G.12.3 Display on MS-DOS
Display on MS-DOS cannot use font variants, like bold or italic, but it does support multiple faces, each of which can specify a foreground and a background color. Therefore, you can get the full functionality of Emacs packages that use fonts (such as font-lock
, Enriched Text mode, and others) by defining the relevant faces to use different colors. Use the list-colors-display
command (see Colors) and the list-faces-display
command (see Faces) to see what colors and faces are available and what they look like.
See MS-DOS and MULE, later in this chapter, for information on how Emacs displays glyphs and characters that aren’t supported by the native font built into the DOS display.
When Emacs starts, it changes the cursor shape to a solid box. This is for compatibility with other systems, where the box cursor is the default in Emacs. This default shape can be changed to a bar by specifying the cursor-type
parameter in the variable default-frame-alist
(see Creating Frames). The MS-DOS terminal doesn’t support a vertical-bar cursor, so the bar cursor is horizontal, and the width
parameter, if specified by the frame parameters, actually determines its height. For this reason, the bar
and hbar
cursor types produce the same effect on MS-DOS. As an extension, the bar cursor specification can include the starting scan line of the cursor as well as its width, like this:
'(cursor-type bar width . start)
In addition, if the width
parameter is negative, the cursor bar begins at the top of the character cell.
The MS-DOS terminal can only display a single frame at a time. The Emacs frame facilities work on MS-DOS much as they do on text terminals (see Frames).

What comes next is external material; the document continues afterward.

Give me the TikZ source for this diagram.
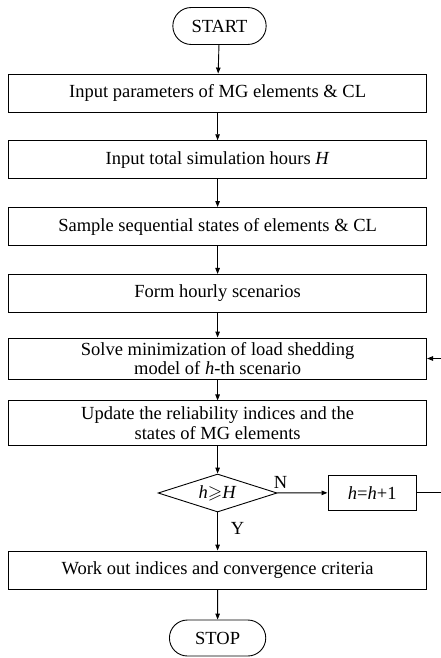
\documentclass[tikz,border=0pt]{standalone}
\usepackage{amsmath}
\usepackage{amssymb}
\usepackage{fontspec}
\setmainfont{Liberation Serif}
\usetikzlibrary{arrows.meta,shapes.geometric,shapes.misc}
\tikzset{>/.tip={Triangle[length=6pt,width=4.5pt]},
  flowtext/.style={font=\fontsize{18.5}{19.5}\selectfont},
  termbox/.style={flowtext, draw, rounded rectangle, minimum width=100pt, minimum height=37pt, line width=0.9pt},
  procbox/.style={flowtext, draw, rectangle, minimum width=418pt, minimum height=38pt, align=center, line width=0.9pt},
  testbox/.style={flowtext, draw, diamond, aspect=3.15, inner sep=0pt, minimum width=119pt, minimum height=38pt, line width=0.9pt},
  flowline/.style={->, line width=0.9pt}}
\newcommand{\hh}{\textit{h}}

\begin{document}
\begin{tikzpicture}[x=1pt,y=-1pt]
\useasboundingbox (0,0) rectangle (440,658);
\node[termbox] (start) at (219.5,26) {START};
\node[procbox] (inpar) at (217.6,93) {Input parameters of MG elements \& CL};
\node[procbox] (inhrs) at (217.6,159.7) {Input total simulation hours \textit{H}};
\node[procbox] (sample) at (217.6,226.5) {Sample sequential states of elements \& CL};
\node[procbox] (scen) at (217.6,293.4) {Form hourly scenarios};
\node[procbox, minimum height=41pt] (solve) at (217.6,358.5) {Solve minimization of load shedding\\model of \hh-th scenario};
\node[procbox, minimum height=45pt] (update) at (217.6,423.4) {Update the reliability indices and the\\states of MG elements};
\node[testbox] (test) at (217.6,493) {\hh$\geqslant$\textit{H}};
\node[flowtext, draw, minimum width=88.7pt, minimum height=35.7pt, line width=0.9pt] (incr) at (372.3,492.8) {\hh=\hh+1};
\node[procbox] (workout) at (217.6,570) {Work out indices and convergence criteria};
\node[termbox, minimum width=103pt, minimum height=36pt] (stop) at (217.6,638) {STOP};
\node[flowtext] (nlab) at (280.5,482) {N};
\node[flowtext] (ylab) at (237.5,528) {Y};
\coordinate (loopb) at (441.5,492.8);
\coordinate (loopt) at (441.5,358.5);

\draw[flowline] (start) to (inpar);
\draw[flowline] (inpar) to (inhrs);
\draw[flowline] (inhrs) to (sample);
\draw[flowline] (sample) to (scen);
\draw[flowline] (scen) to (solve);
\draw[flowline] (solve) to (update);
\draw[flowline] (update) to (test);
\draw[flowline] (test) to (incr);
\draw[flowline] (incr.east) -- (loopb) -- (loopt) -- (solve.east);
\draw[flowline] (test) to (workout);
\draw[flowline] (workout) to (stop);
\end{tikzpicture}
\end{document}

When you run Emacs from a DOS window on MS-Windows, you can make the visible frame smaller than the full screen, but Emacs still cannot display more than a single frame at a time.
The dos-mode4350
command switches the display to 43 or 50 lines, depending on your hardware; the dos-mode25
command switches to the default 80x25 screen size.
By default, Emacs only knows how to set screen sizes of 80 columns by 25, 28, 35, 40, 43 or 50 rows. However, if your video adapter has special video modes that will switch the display to other sizes, you can have Emacs support those too. When you ask Emacs to switch the frame to n
rows by m
columns dimensions, it checks if there is a variable called screen-dimensions-nxm
, and if so, uses its value (which must be an integer) as the video mode to switch to. (Emacs switches to that video mode by calling the BIOS Set Video Mode
function with the value of screen-dimensions-nxm
in the AL
register.) For example, suppose your adapter will switch to 66x80 dimensions when put into video mode 85. Then you can make Emacs support this screen size by putting the following into your _emacs
file:
(setq screen-dimensions-66x80 85)
Since Emacs on MS-DOS can only set the frame size to specific supported dimensions, it cannot honor every possible frame resizing request. When an unsupported size is requested, Emacs chooses the next larger supported size beyond the specified size. For example, if you ask for 36x80 frame, you will get 40x80 instead.
The variables screen-dimensions-nxm
are used only when they exactly match the specified size; the search for the next larger supported size ignores them. In the above example, even if your VGA supports 38x80 dimensions and you define a variable screen-dimensions-38x80
with a suitable value, you will still get 40x80 screen when you ask for a 36x80 frame. If you want to get the 38x80 size in this case, you can do it by setting the variable named screen-dimensions-36x80
with the same video mode value as screen-dimensions-38x80
.
Changing frame dimensions on MS-DOS has the effect of changing all the other frames to the new dimensions.